To locate these contemporary debates, we first review the intellectual context within which The Structural Transformation of the Public Sphere (1989 [1962]) was received before outlining how Habermas’s subsequent work significantly develops the public sphere concept. Notably, of the hundreds of articles discussing the public sphere in media studies, most refer only to this early book, first published 50 years ago in 1962 but not translated into English until 1989. A few refer to his synoptic and engagingly written encyclopaedia article published in English (Habermas, 1984), although by then his position had already changed. But in his subsequent work, Habermas has significantly advanced his thinking about participation and the public sphere, as is beginning to be recognised in media studies (see, for example, Breese, 2011; Downey & Fenton, 2003; Ferree et al., 2002; Jensen, 2010; Moe, 2010). More influential in media studies than Habermas’s own subsequent work, however, has been that of his English-language interpreters responding to the 1989 translation of The Structural Transformation of the Public Sphere – notably, Calhoun’s (1992) influential volume of critical and alternative conceptions of the public sphere along with publications by Garnham (1992), Keane (1991), Dayan (2001) and Dahlgren (2009), among others. What do these debates and unfolding arguments, now spanning half a century, have to offer today’s media studies?
The structural transformation of the public sphere
By ‘the public sphere’ we mean first of all a realm of our social life in which something approaching public opinion can be formed. Access is guaranteed to all citizens. A portion of the public sphere comes into being in every conversation in which private individuals assemble to form a public body. (Habermas, 1984: 49)

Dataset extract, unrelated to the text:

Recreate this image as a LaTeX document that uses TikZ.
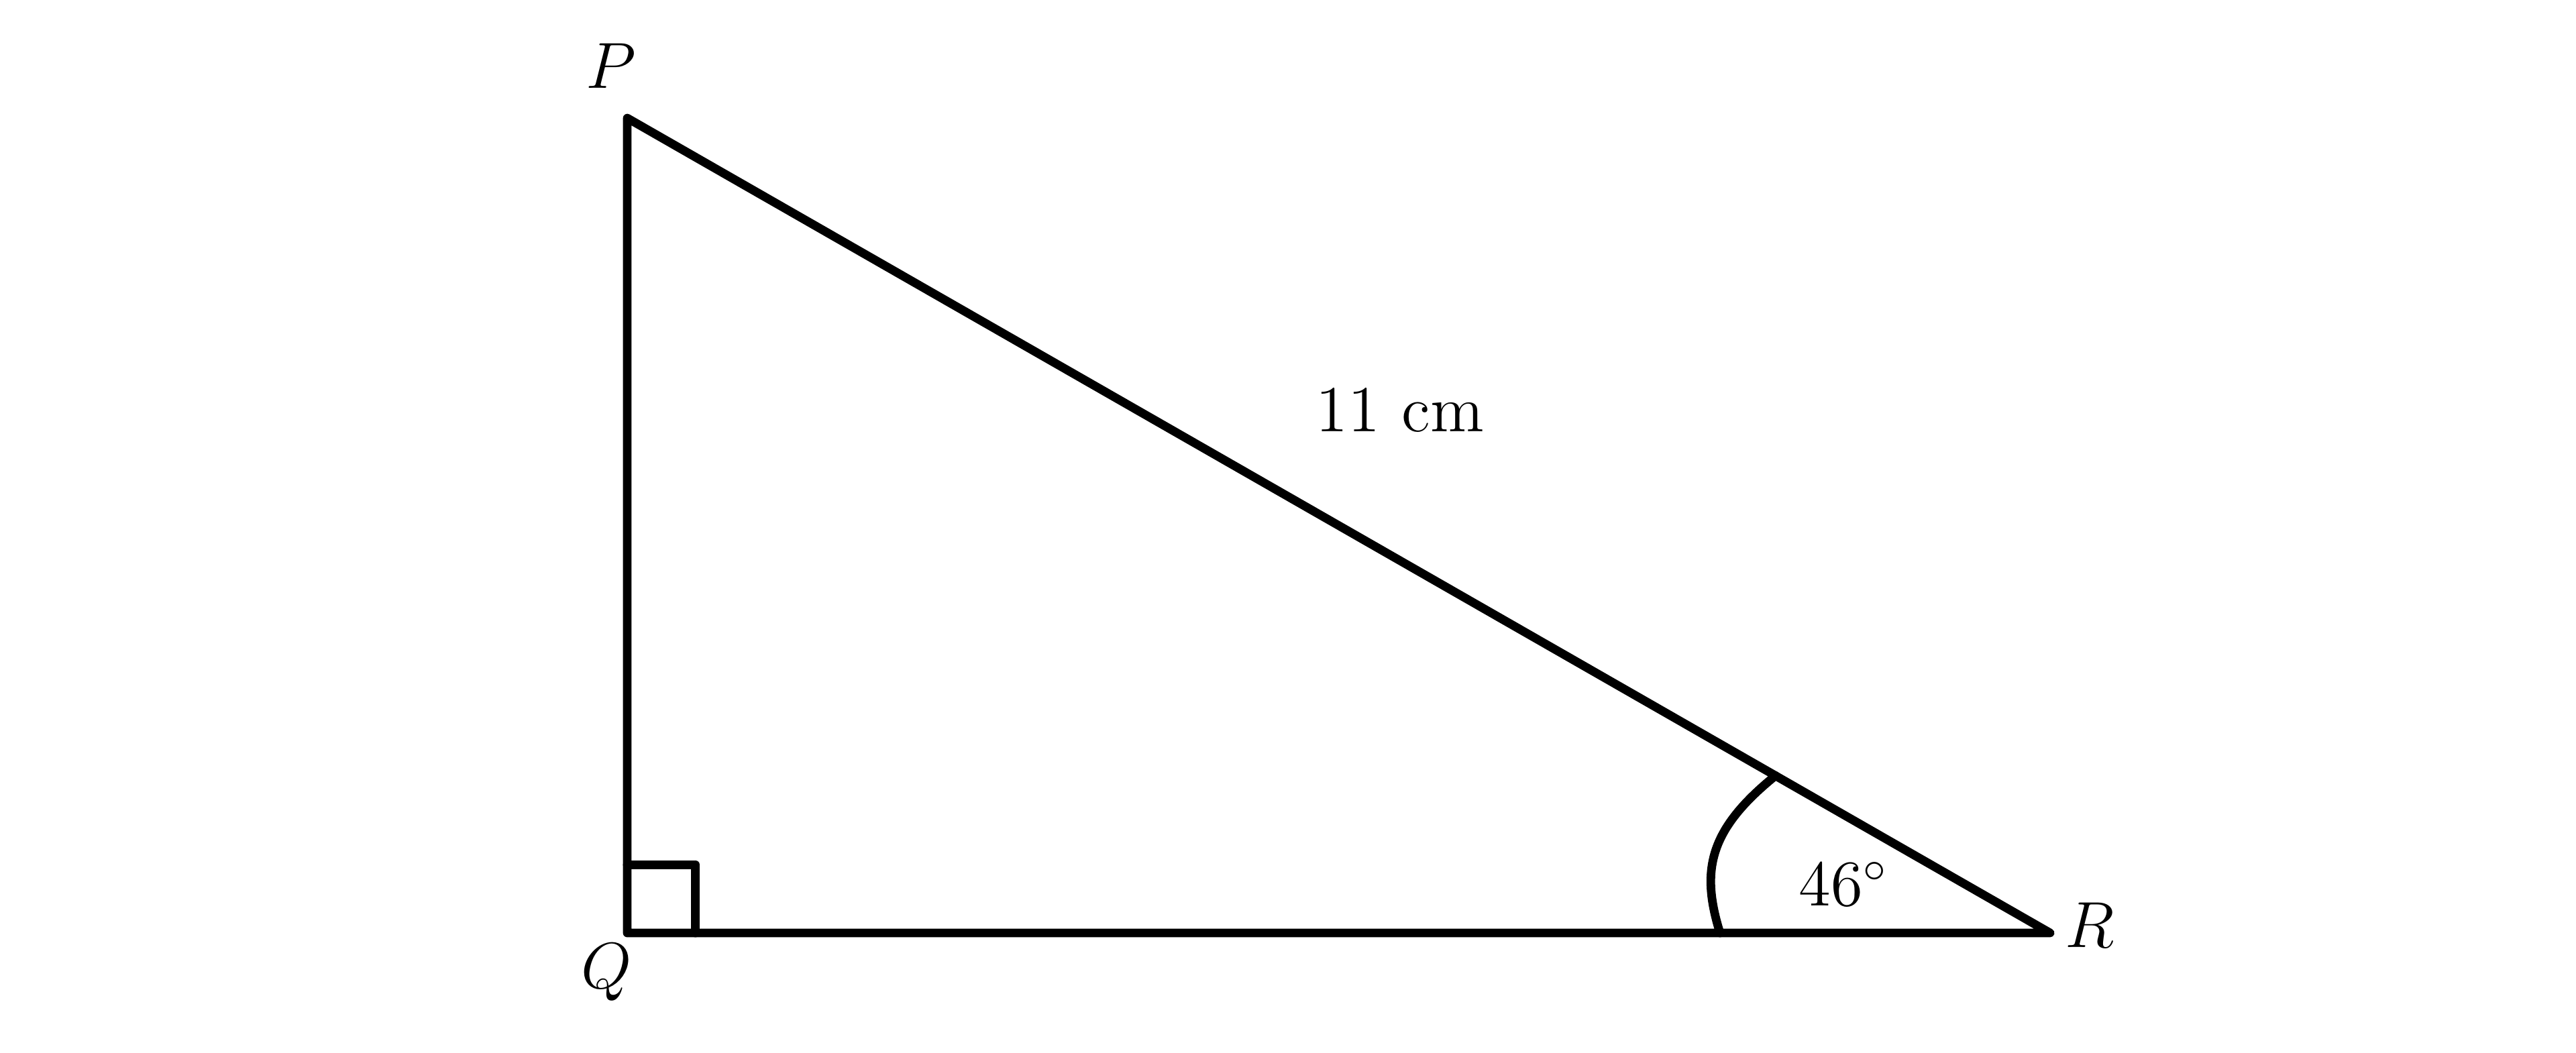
\documentclass[tikz,border=0pt]{standalone}
\usetikzlibrary{calc}
\begin{document}
\begin{tikzpicture}[line width=1.9pt,line join=round,line cap=round,
  font=\fontsize{14.5}{17}\selectfont]
\useasboundingbox (0,0) rectangle (20,8.177);

\coordinate (P) at (4.870,7.260);
\coordinate (Q) at (4.870,0.932);
\coordinate (R) at (15.917,0.932);
\draw (P) -- (Q) -- (R) -- cycle;

\draw (Q) ++(0,0.53) coordinate (qa) -- ++(0.53,0) coordinate (qb) -- ++(0,-0.53);

\coordinate (arcA) at ($(R)!0.193!(P)$);
\coordinate (arcB) at ($(R)!0.232!(Q)$);
\draw (arcA) .. controls (13.266,1.734) and (13.203,1.417) .. (arcB);

\node (labP) at (4.745,7.667) {$P$};
\node (labQ) at (4.708,0.625) {$Q$};
\node (labR) at (16.224,0.995) {$R$};
\node (side) at (10.870,4.990) {11 cm};
\node (ang) at (14.313,1.313) {$46^\circ$};
\end{tikzpicture}
\end{document}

In The Structural Transformation of the Public Sphere, Habermas (1989 [1962]) grounds his critique of modernity through the method of historical comparison. He examines the changing relations between public opinion and political processes – including changes associated with the rise of the mass media – during, first, the emergence of bourgeois capitalism in the UK and Germany in the late 18th and early 19th centuries, and then the mix of monopoly capitalism and the welfare state in post-war western liberal democracies. Informed by the overriding pessimism of the Frankfurt School regarding the threat that the dynamic nature of capitalism poses to democracy, via the effects of rationalisation and individualisation, Habermas sought opportunities within liberal capitalism that could counter these effects of modernity. One such opportunity, he proposed, was the emergence of a public sphere of informal discussion and debate as part of the expanded cultural and political realm afforded by the growth in print culture and literacy through books, pamphlets and, especially, the press.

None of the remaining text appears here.